As I read the other posts I found by looking at the #wds2013 hashtag I thought other people did a much better job summarizing the talks and what they got out of them. My first conclusion was, “Wow, look at how well they summarized all the talks they went to. I barely included any details about the talks. Nobody will really understand what WDS was. I’m lame.”
A later realization was that I process things differently and did not take detailed notes on purpose. My goal during the talks was to take in the big picture, and make notes about things as they struck me. My plan is to do more detailed write-ups when I can watch the videos and absorb the messages a second time.
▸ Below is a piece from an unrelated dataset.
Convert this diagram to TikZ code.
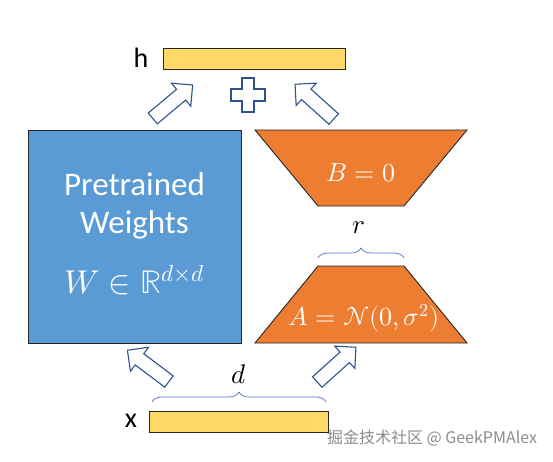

Later on I was trolling through other recaps and came across an excellent series by David Harkins on his WDS experience. David’s experience felt like one I could relate to a lot more. One where it wasn’t all “rainbows and ponies” and the “non-stop amazing experiences” so many other people wrote about. His experiences reminded me that I rarely experience things that way anyway and that it often takes time for ideas and experiences like this to solidify for me.
This is a great reminder to me that each of us processes experiences and events in different ways. It’s easy to think that the way “most people do it” is the “right way,” but that would be foolish. The only “right way” is the way you do it.